Além disso nós compreendemos, eis o segundo aspecto, que a oração do Espírito de Cristo em nós e a nossa n’Ele não é apenas um gesto individual, mas um ato de toda a Igreja. Quando rezamos, abre-se o nosso coração, entramos em comunhão não só com Deus, mas precisamente com todos os filhos de Deus, porque somos um só. E quando nos dirigimos ao Pai no nosso ambiente interior, no silêncio e no recolhimento, nunca estamos sós. Quem fala com Deus não está sozinho. Estamos na grande oração da Igreja, fazemos parte de uma grandiosa sinfonia que a comunidade cristã espalhada por todas as partes da terra e em todas as épocas eleva a Deus; sem dúvida, os músicos e os instrumentos são diferentes — e este é um elemento de riqueza — mas a melodia de louvor é uma só e está em harmonia. Então, cada vez que clamamos e dizemos: «Abbá! Pai!», é a Igreja, toda a comunhão dos homens em oração, que sustém a nossa invocação, e a nossa invocação é a invocação da Igreja. Isto se reflete na riqueza dos carismas, dos ministérios e das tarefas que desempenhamos na comunidade. São Paulo escreve aos cristãos de Corinto: «Há diversidade de dons, mas o Espírito é o mesmo; há diversidade de ministérios, mas o Senhor é um só; há diversos modos de agir, mas é o mesmo Senhor que realiza tudo em todos» (1 Cor 12, 4-6). A prece guiada pelo Espírito Santo, que nos faz dizer: «Abbá! Pai!» com Cristo e em Cristo, insere-nos no único grande mosaico da família de Deus na qual cada um ocupa um lugar e desempenha um papel importante, em profunda unidade com tudo.
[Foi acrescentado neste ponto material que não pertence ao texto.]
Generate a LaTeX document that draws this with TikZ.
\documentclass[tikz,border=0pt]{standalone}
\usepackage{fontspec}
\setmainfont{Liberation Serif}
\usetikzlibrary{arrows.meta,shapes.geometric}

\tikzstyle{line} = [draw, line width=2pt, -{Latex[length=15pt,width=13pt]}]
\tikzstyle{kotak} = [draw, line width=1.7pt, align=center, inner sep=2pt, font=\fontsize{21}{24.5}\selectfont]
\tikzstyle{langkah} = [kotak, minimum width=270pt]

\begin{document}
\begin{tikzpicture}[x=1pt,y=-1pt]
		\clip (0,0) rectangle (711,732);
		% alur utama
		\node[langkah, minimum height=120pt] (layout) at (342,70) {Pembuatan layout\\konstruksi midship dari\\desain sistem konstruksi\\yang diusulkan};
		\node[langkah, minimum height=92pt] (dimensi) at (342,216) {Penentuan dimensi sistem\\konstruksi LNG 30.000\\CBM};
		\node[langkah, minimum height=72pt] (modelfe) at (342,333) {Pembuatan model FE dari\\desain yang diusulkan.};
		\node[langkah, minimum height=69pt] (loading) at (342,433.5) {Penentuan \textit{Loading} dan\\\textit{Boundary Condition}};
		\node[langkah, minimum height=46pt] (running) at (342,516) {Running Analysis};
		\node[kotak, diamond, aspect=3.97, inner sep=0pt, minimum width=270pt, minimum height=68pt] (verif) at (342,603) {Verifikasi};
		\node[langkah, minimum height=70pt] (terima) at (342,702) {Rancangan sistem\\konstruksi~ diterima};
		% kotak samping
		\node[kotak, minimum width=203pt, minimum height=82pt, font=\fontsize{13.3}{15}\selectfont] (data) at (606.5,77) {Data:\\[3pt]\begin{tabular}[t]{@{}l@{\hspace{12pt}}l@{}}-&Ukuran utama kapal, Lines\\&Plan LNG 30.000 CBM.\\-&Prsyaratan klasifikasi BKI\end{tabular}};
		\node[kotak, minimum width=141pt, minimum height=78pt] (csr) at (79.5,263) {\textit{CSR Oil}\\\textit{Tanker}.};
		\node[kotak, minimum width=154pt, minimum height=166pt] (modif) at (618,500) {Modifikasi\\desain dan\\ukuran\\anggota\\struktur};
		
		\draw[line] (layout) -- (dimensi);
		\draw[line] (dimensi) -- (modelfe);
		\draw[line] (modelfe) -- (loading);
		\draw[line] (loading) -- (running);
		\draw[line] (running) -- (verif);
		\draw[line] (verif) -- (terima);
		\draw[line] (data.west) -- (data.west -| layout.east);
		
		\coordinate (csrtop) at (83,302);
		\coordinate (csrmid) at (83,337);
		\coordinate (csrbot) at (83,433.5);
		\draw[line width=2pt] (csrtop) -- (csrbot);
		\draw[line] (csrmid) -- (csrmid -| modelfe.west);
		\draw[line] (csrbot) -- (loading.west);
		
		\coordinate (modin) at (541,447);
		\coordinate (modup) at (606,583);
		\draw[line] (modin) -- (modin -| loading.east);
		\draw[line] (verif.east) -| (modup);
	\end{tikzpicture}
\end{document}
Mais uma anotação: nós aprendemos a clamar «Abbá!, Pai!» também com Maria, a Mãe do Filho de Deus. O cumprimento da plenitude do tempo, de que São Paulo fala na Carta aos Gálatas (cf. 4, 4), verifica-se no momento do «sim» de Maria, da sua adesão plena à vontade de Deus: «Eis-me aqui, sou a serva do Senhor» (Lc 1, 38).
Amados irmãos e irmãs, aprendamos a apreciar na nossa oração a beleza de ser amigos, aliás, filhos de Deus, de O poder invocar com a confidência e a confiança que uma criança tem em relação aos pais que o amam. Abramos a nossa oração à obra do Espírito Santo, para que em nós clame a Deus: «Abbá! Pai!», e a fim de que a nossa oração se transforme, mude constantemente o nosso pensar, o nosso agir, para o tornar cada vez mais conforme com o do Filho Unigênito, Jesus Cristo. Obrigado!